What the Court Expects
The Court attempts to identify lead counsel for all parties when scheduling conferences. If the Court misidentifies lead counsel, addressees should advise the Court of this mistake in advance of the conference. Lead counsel should also prepare their clients to speak for themselves at the conference.
In most cases, parties move from prior settlement positions more than they expect, requiring further consultation with clients. Thus, counsel should bring clients or the individual with full settlement authority to the conference. If the client is a public board or commission that will need to approve any settlement before implementation, the Court expects counsel to have received firm settlement positions, beyond an initial position, from such board or commission. The mediator and the parties expend considerable time and effort in preparing for and participating in these mediation conferences. Attitudes and perceptions of participants frequently change in the process. Experience shows that this time and effort is wasted, and opportunities for settlement can be lost, when clients or the individual with full settlement authority does not attend the conference.
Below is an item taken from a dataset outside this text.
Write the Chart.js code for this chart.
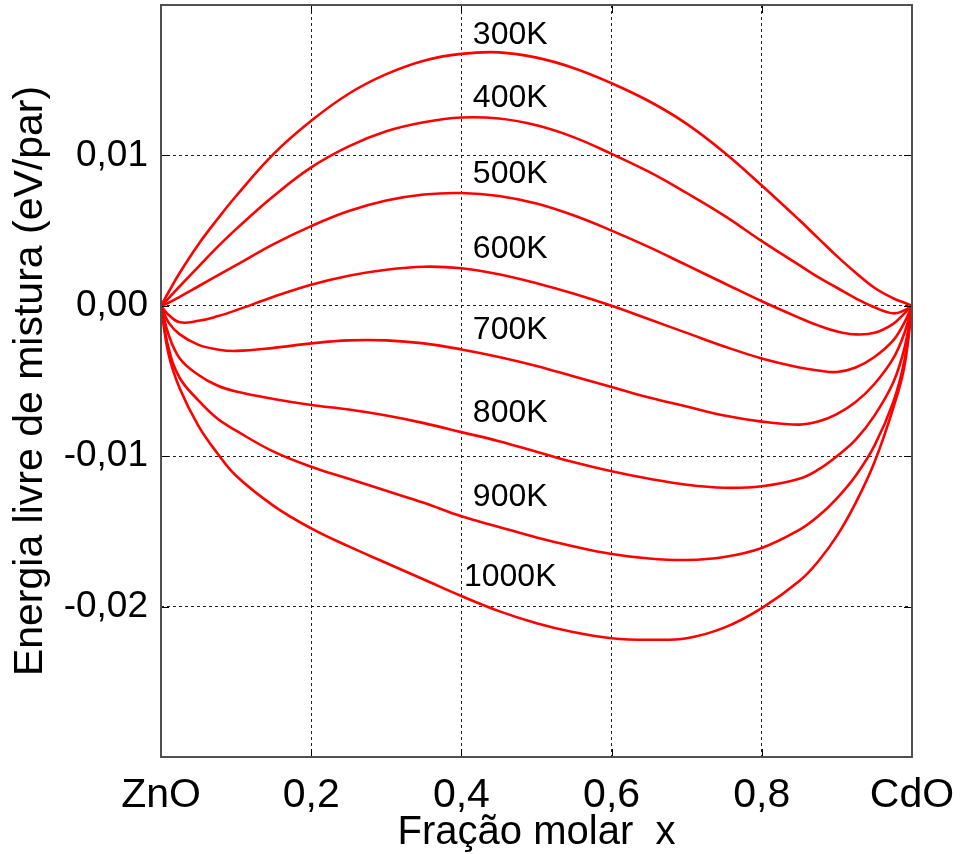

Mandatory Participation - Voluntary Settlement
The Court expects the participation of all parties in scheduled conferences. Sometimes the parties cannot resolve the case without the involvement of individuals or groups who are not parties to the appeal. In that event, the Court may invite those additional persons or groups to participate. Even so, any mediated agreement affecting the interests of any party will take effect only with the voluntary consent of all parties.
Confidentiality
Under R.C. 2317.03 and S. Ct. Prac. R. XIV, §6(D), mediation communications are privileged and may not be admissible in evidence. Under R.C. 2710.07 and S. Ct. Prac. R. XIV, §6(D), mediation communications are confidential.